IN THE EARLY HOURS OF 15 JANUARY 1934, an earthquake of magnitude 8.4 rocked Nepal and Bihar. Fissures as much as five kilometres deep opened in the earth, exhaling a choking dust and swallowing hillsides and villages. Ten thousand people died without leaving their beds. Although Kathmandu was relatively unscathed, nearby Patan was upheaved; large portions of the prime minister’s private palace were razed, and the town’s Durbar Square filled up with rubble. In distant Calcutta, the bell tower and steeple of St Paul’s Cathedral collapsed, the crash accompanied by a tremendous clang. As the Indian and Eurasian tectonic plates shifted into a more comfortable position beneath the earth’s surface, new lakes filled up behind landslides in the Himalayas and more people lost their lives in shuddering aftershocks.
Since the Gurkha War of 1814, the Kingdom of Nepal had been off limits to foreigners, especially the English; available maps had been entirely the work of Indian surveyors unsupervised by British colonial officials. But with the permission of the Maharaja of Nepal, the Geological Survey of India (GSI) sent a small team to investigate the devastation, led by an English geologist. The four men left Calcutta in early February and travelled for several months in bullock carts and on royal elephants, completing three separate traverses over ranges in both Nepal and Bihar before completing their trek at Darjeeling.

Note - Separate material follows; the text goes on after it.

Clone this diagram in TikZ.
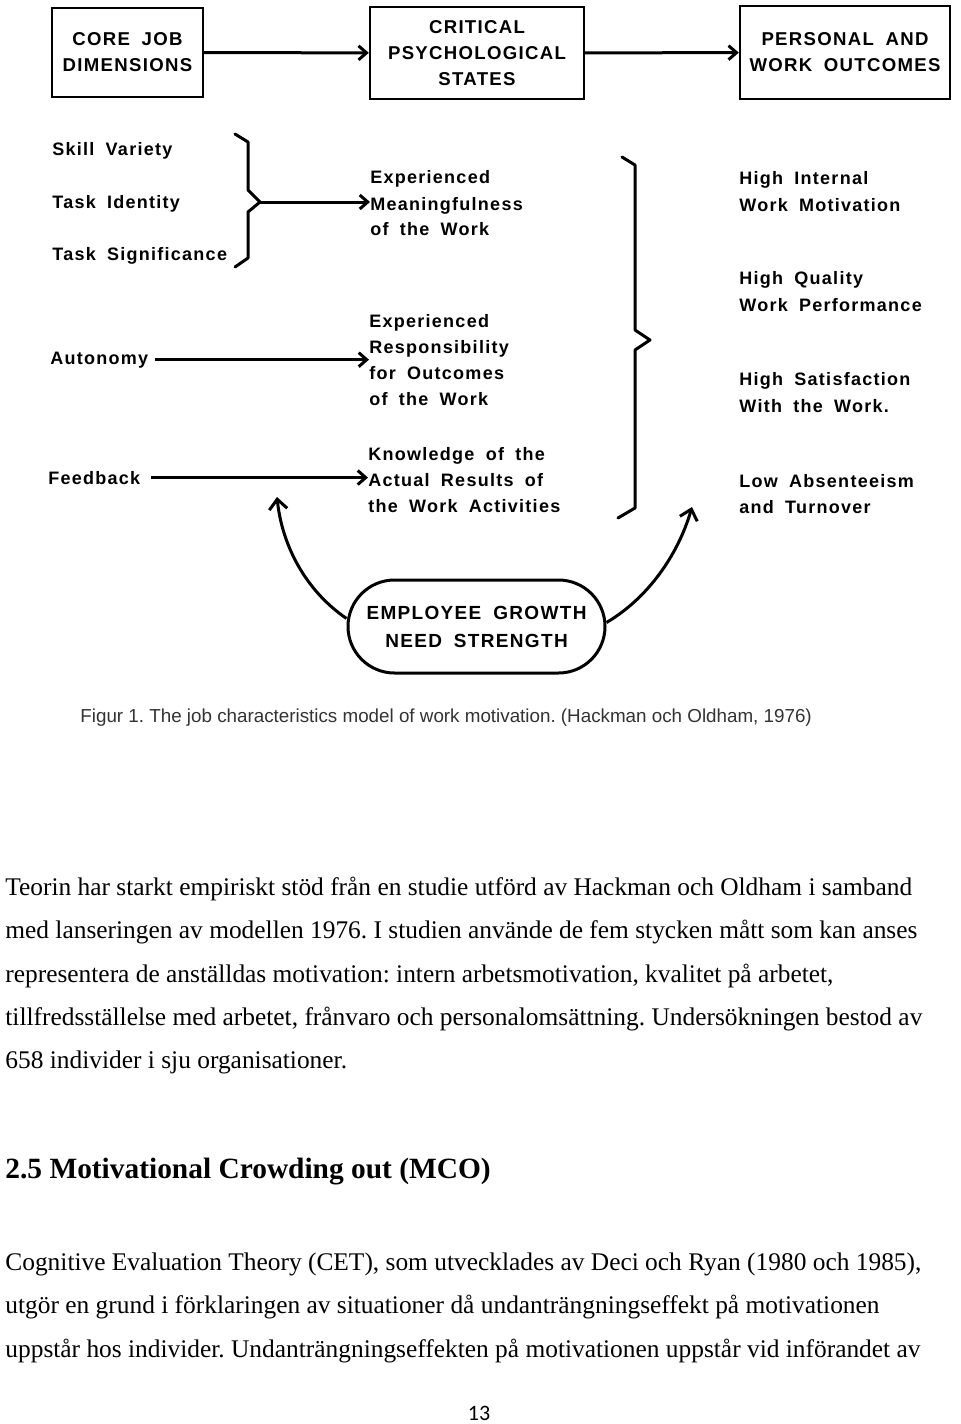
\documentclass[tikz,border=0pt]{standalone}
\usepackage{fontspec}
\setmainfont{Liberation Serif}
\newfontfamily\diafont[LetterSpace=7,WordSpace=1.8]{Liberation Sans}
\newfontfamily\capfont{Liberation Sans}
\newfontfamily\pnfont{Carlito}
\usetikzlibrary{arrows.meta,shapes.misc}
\begin{document}
\frenchspacing
\begin{tikzpicture}[x=0.5pt,y=-0.5pt,
  lab/.style={anchor=base west, inner sep=0pt, font=\diafont\bfseries\fontsize{9}{13}\selectfont},
  capbox/.style={draw, line width=1.2pt, align=center, inner sep=0pt, font=\diafont\bfseries\fontsize{9.3}{13}\selectfont},
  conn/.style={line width=1.5pt, -{Straight Barb[length=4pt,width=7pt,line width=1.5pt]}},
  curvearrow/.style={line width=1.5pt, -{Straight Barb[length=5pt,width=9pt,line width=1.5pt]}},
  bracepath/.style={line width=1.5pt, line join=round, line cap=round},
  body/.style={anchor=base west, inner sep=0pt, font=\fontsize{12.7}{14}\selectfont},
]
\useasboundingbox[fill=white] (0,0) rectangle (960,1424);

% top boxes
\node[capbox, minimum width=75.5pt, minimum height=44.5pt] (b1) at (127.5,52.5) {CORE JOB\\DIMENSIONS};
\node[capbox, minimum width=107pt, minimum height=46pt] (b2) at (477,53) {CRITICAL\\PSYCHOLOGICAL\\STATES};
\node[capbox, minimum width=105pt, minimum height=46.5pt] (b3) at (845,52.5) {PERSONAL AND\\WORK OUTCOMES};
\draw[conn] (b1) -- (b2);
\draw[conn] (b2) -- (b3);

% core job dimensions
\node[lab] (sv) at (52,155) {Skill Variety};
\node[lab] (ti) at (52,208) {Task Identity};
\node[lab] (ts) at (52,260) {Task Significance};
\node[lab] (au) at (50,364) {Autonomy};
\node[lab] (fb) at (48,484) {Feedback};

% psychological states
\node[lab] (m1) at (370,183) {Experienced};
\node[lab] (m2) at (370,210) {Meaningfulness};
\node[lab] (m3) at (370,235) {of the Work};
\node[lab] (r1) at (369,327) {Experienced};
\node[lab] (r2) at (369,353) {Responsibility};
\node[lab] (r3) at (369,379) {for Outcomes};
\node[lab] (r4) at (369,405) {of the Work};
\node[lab] (k1) at (368,460) {Knowledge of the};
\node[lab] (k2) at (368,486) {Actual Results of};
\node[lab] (k3) at (368,512) {the Work Activities};

% outcomes
\node[lab] (o1) at (739,184) {High Internal};
\node[lab] (o2) at (739,211) {Work Motivation};
\node[lab] (o3) at (739,284) {High Quality};
\node[lab] (o4) at (739,311) {Work Performance};
\node[lab] (o5) at (739,385) {High Satisfaction};
\node[lab] (o6) at (739,412) {With the Work.};
\node[lab] (o7) at (739,487) {Low Absenteeism};
\node[lab] (o8) at (739,513) {and Turnover};

% braces
\draw[bracepath] (235,134) -- (248,142) -- (248,190) -- (260,202) -- (248,212) -- (248,258) -- (235,267);
\coordinate (tip1) at (260,202);
\draw[bracepath] (622,157) -- (635,165) -- (635,330) -- (650,340) -- (635,350) -- (635,508) -- (618,518);

% arrows
\draw[conn] (tip1) -- (tip1 -| m2.west);
\draw[conn] ([xshift=3pt]au.east) -- (au.east -| r2.west);
\draw[conn] ([xshift=5pt]fb.east) -- (fb.east -| k2.west);

% growth need strength
\node[draw, rounded rectangle, line width=1.5pt, minimum width=128.5pt, minimum height=46.5pt, align=center, inner sep=0pt,
  font=\diafont\bfseries\fontsize{9.5}{14}\selectfont] (gns) at (476.5,626.5) {EMPLOYEE GROWTH\\NEED STRENGTH};
\coordinate (lt) at (277,497);
\coordinate (rt) at (692,507);
\draw[curvearrow] ([yshift=4pt]gns.west) .. controls (305,590) and (282,545) .. (lt);
\draw[curvearrow] ([yshift=2pt]gns.east) .. controls (648,598) and (678,555) .. (rt);

% caption
\node[anchor=base west, inner sep=0pt, text=black!80, font=\capfont\fontsize{9.4}{10}\selectfont] (cap) at (80,722)
  {Figur 1. The job characteristics model of work motivation. (Hackman och Oldham, 1976)};

% body text
\node[body] (p1) at (5,895) {Teorin har starkt empiriskt stöd från en studie utförd av Hackman och Oldham i samband};
\node[body] (p2) at (5,938) {med lanseringen av modellen 1976. I studien använde de fem stycken mått som kan anses};
\node[body] (p3) at (5,982) {representera de anställdas motivation: intern arbetsmotivation, kvalitet på arbetet,};
\node[body] (p4) at (5,1025) {tillfredsställelse med arbetet, frånvaro och personalomsättning. Undersökningen bestod av};
\node[body] (p5) at (5,1068) {658 individer i sju organisationer.};
\node[anchor=base west, inner sep=0pt, font=\bfseries\fontsize{14.7}{16}\selectfont] (h) at (5,1178) {2.5 Motivational Crowding out (MCO)};
\node[body] (q1) at (5,1270) {Cognitive Evaluation Theory (CET), som utvecklades av Deci och Ryan (1980 och 1985),};
\node[body] (q2) at (5,1313) {utgör en grund i förklaringen av situationer då undanträngningseffekt på motivationen};
\node[body] (q3) at (5,1357) {uppstår hos individer. Undanträngningseffekten på motivationen uppstår vid införandet av};
\node[anchor=base, inner sep=0pt, font=\pnfont\fontsize{11}{12}\selectfont] (pn) at (479,1420) {13};
\end{tikzpicture}
\end{document}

Comparing seismographs from Bombay and Kew, England, the long-legged, bearded and alarmingly pale-skinned team leader, 31-year-old John Bicknell Auden, had first judged the earthquake’s epicentre to fall in southeastern Nepal. On reaching the area to camp, however, he read the landscape as a detective might study overturned furniture to reconstruct a violent crime. He concluded that the epicentre was not in the Nepal Himalaya but in the Gangetic alluvium, further south, in north Bihar. In the seismological report he eventually filed with the GSI, Auden’s observations were largely geological. His account of the same journey for the Himalayan Journal, however, revealed a mountaineer’s agenda: to get a close-up view of Mount Everest’s southern face. He would be the first European to take in this view, and the first in over a century to visit the region.